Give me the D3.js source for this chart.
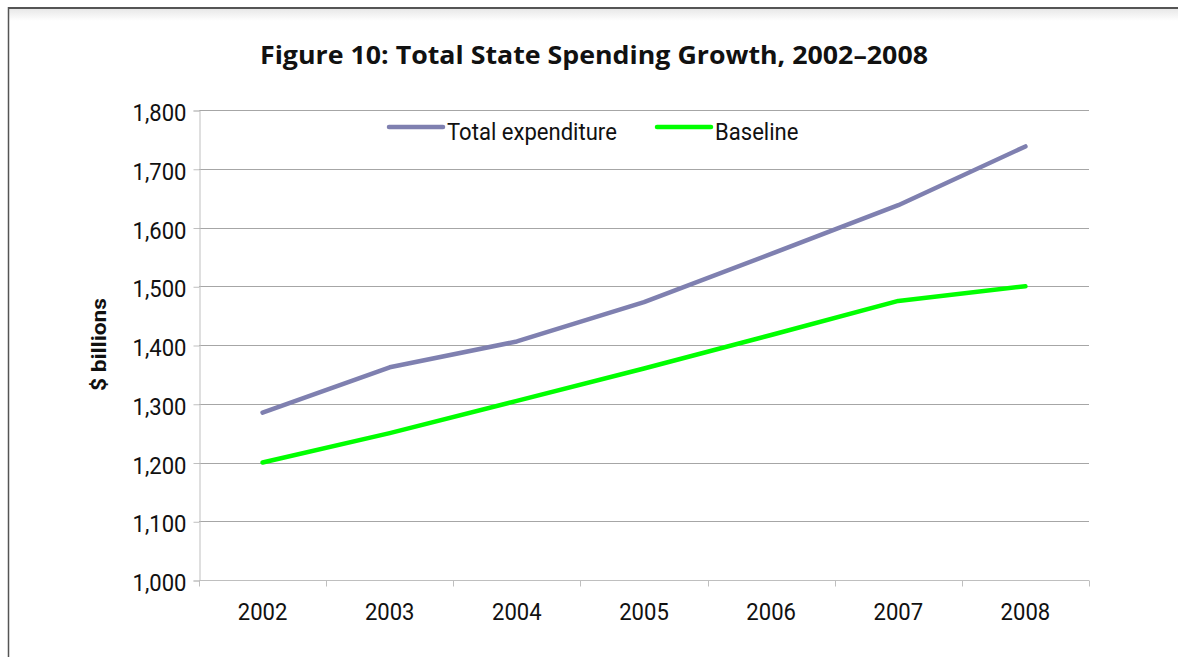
<!DOCTYPE html>
<html>
<head>
<meta charset="utf-8">
<script src="https://cdn.jsdelivr.net/npm/d3@7"></script>
<style>
  body { margin: 0; background: #fff; }
  svg { display: block; }
</style>
</head>
<body>
<div id="chart"></div>
<script>
var years = ["2002", "2003", "2004", "2005", "2006", "2007", "2008"];
var totalExpenditure = [1285, 1362, 1406, 1473, 1555, 1638, 1738];
var baseline = [1200, 1250, 1305, 1360, 1417, 1475, 1500];
var yTicks = [1000, 1100, 1200, 1300, 1400, 1500, 1600, 1700, 1800];
var seriesNames = ["Total expenditure", "Baseline"];
var seriesColors = ["#7f80b0", "#00ff00"];

var width = 1178, height = 657;
var margin = {top: 110, left: 199, right: 89, bottom: 77};
var narrowFont = "Roboto, 'Liberation Sans', sans-serif";
var squeeze = 0.92;

var svg = d3.select("#chart").append("svg")
    .attr("width", width)
    .attr("height", height);

// frame with soft shadow under the top rule
var defs = svg.append("defs");
var grad = defs.append("linearGradient")
    .attr("id", "shade").attr("x1", 0).attr("y1", 0).attr("x2", 0).attr("y2", 1);
grad.append("stop").attr("offset", 0).attr("stop-color", "#e8e8e8");
grad.append("stop").attr("offset", 1).attr("stop-color", "#ffffff");

svg.append("rect")
    .attr("x", 9).attr("y", 9).attr("width", width - 9).attr("height", 12)
    .attr("fill", "url(#shade)");
svg.append("line")
    .attr("x1", 8).attr("x2", width).attr("y1", 8).attr("y2", 8)
    .attr("stroke", "#555").attr("stroke-width", 2);
svg.append("line")
    .attr("x1", 8.5).attr("x2", 8.5).attr("y1", 7).attr("y2", height)
    .attr("stroke", "#555").attr("stroke-width", 1.5);

// draws condensed-looking text by squeezing it horizontally
function narrowText(g, tx, ty, str, anchor, size) {
  return g.append("text")
    .attr("transform", "translate(" + tx + "," + ty + ") scale(" + squeeze + ",1)")
    .attr("text-anchor", anchor)
    .style("font-family", narrowFont)
    .style("font-size", size + "px")
    .attr("fill", "#111")
    .text(str);
}

var x = d3.scaleBand()
    .domain(years)
    .range([margin.left, width - margin.right]);

var y = d3.scaleLinear()
    .domain([1000, 1800])
    .range([height - margin.bottom, margin.top]);

// gridlines
svg.append("g")
  .selectAll("line")
  .data(yTicks.slice(1))
  .enter().append("line")
    .attr("x1", margin.left)
    .attr("x2", width - margin.right)
    .attr("y1", function(d) { return Math.round(y(d)) + 0.5; })
    .attr("y2", function(d) { return Math.round(y(d)) + 0.5; })
    .attr("stroke", "#a6a6a6")
    .attr("stroke-width", 1);

// y axis
var yAxis = d3.axisLeft(y)
    .tickValues(yTicks)
    .tickSize(6)
    .tickPadding(14)
    .tickFormat(d3.format(","));

var gy = svg.append("g")
    .attr("transform", "translate(" + (margin.left + 0.5) + ",0.5)")
    .call(yAxis);

gy.select(".domain").attr("stroke", "#bfbfbf");
gy.selectAll(".tick line").attr("stroke", "#bfbfbf");
gy.selectAll(".tick text")
    .attr("x", null)
    .attr("dy", null)
    .attr("transform", "translate(-13,10) scale(" + squeeze + ",1)")
    .style("font-family", narrowFont)
    .style("font-size", "24px")
    .attr("fill", "#111");

// x axis, ticks at category boundaries
var gx = svg.append("g")
    .attr("transform", "translate(0," + (Math.round(y(1000)) + 0.5) + ")");
gx.append("line")
    .attr("x1", margin.left).attr("x2", width - margin.right)
    .attr("stroke", "#bfbfbf");
gx.selectAll(".tick")
  .data(years.concat(["end"]))
  .enter().append("line")
    .attr("class", "tick")
    .attr("x1", function(d, i) { return Math.round(margin.left + i * x.step()) + 0.5; })
    .attr("x2", function(d, i) { return Math.round(margin.left + i * x.step()) + 0.5; })
    .attr("y1", 0).attr("y2", 6)
    .attr("stroke", "#bfbfbf");
years.forEach(function(d) {
  narrowText(gx, x(d) + x.bandwidth() / 2, 39, d, "middle", 24);
});

// lines
var line = d3.line()
    .x(function(d, i) { return x(years[i]) + x.bandwidth() / 2; })
    .y(function(d) { return y(d); });

[totalExpenditure, baseline].forEach(function(s, i) {
  svg.append("path")
    .datum(s)
    .attr("d", line)
    .attr("fill", "none")
    .attr("stroke", seriesColors[i])
    .attr("stroke-width", 4.5)
    .attr("stroke-linecap", "round")
    .attr("stroke-linejoin", "round");
});

// legend
var legendX = [389, 657];
var legend = svg.append("g").attr("transform", "translate(0,127)");
seriesNames.forEach(function(name, i) {
  legend.append("line")
    .attr("x1", legendX[i]).attr("x2", legendX[i] + 54)
    .attr("stroke", seriesColors[i])
    .attr("stroke-width", 4.5)
    .attr("stroke-linecap", "round");
  narrowText(legend, legendX[i] + 58, 13, name, "start", 24);
});

// titles
svg.append("text")
    .attr("x", 260)
    .attr("y", 64)
    .attr("textLength", 668)
    .attr("lengthAdjust", "spacingAndGlyphs")
    .style("font-family", "'Open Sans', Lato, sans-serif")
    .style("font-weight", "bold")
    .style("font-size", "25px")
    .attr("fill", "#111")
    .text("Figure 10: Total State Spending Growth, 2002\u20132008");

svg.append("text")
    .attr("transform", "translate(106,391) rotate(-90)")
    .attr("textLength", 93)
    .attr("lengthAdjust", "spacingAndGlyphs")
    .style("font-family", narrowFont)
    .style("font-weight", "bold")
    .style("font-size", "21px")
    .attr("fill", "#111")
    .text("$ billions");
</script>
</body>
</html>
● ● ● ●
Leave out the pictures and restate, word for word, the lines from the top of the data through the line containing "var squeeze = 0.92;", both included.

Give me the D3.js source for this chart.
<!DOCTYPE html>
<html>
<head>
<meta charset="utf-8">
<script src="https://cdn.jsdelivr.net/npm/d3@7"></script>
<style>
  body { margin: 0; background: #fff; }
  svg { display: block; }
</style>
</head>
<body>
<div id="chart"></div>
<script>
var years = ["2002", "2003", "2004", "2005", "2006", "2007", "2008"];
var totalExpenditure = [1285, 1362, 1406, 1473, 1555, 1638, 1738];
var baseline = [1200, 1250, 1305, 1360, 1417, 1475, 1500];
var yTicks = [1000, 1100, 1200, 1300, 1400, 1500, 1600, 1700, 1800];
var seriesNames = ["Total expenditure", "Baseline"];
var seriesColors = ["#7f80b0", "#00ff00"];

var width = 1178, height = 657;
var margin = {top: 110, left: 199, right: 89, bottom: 77};
var narrowFont = "Roboto, 'Liberation Sans', sans-serif";
var squeeze = 0.92;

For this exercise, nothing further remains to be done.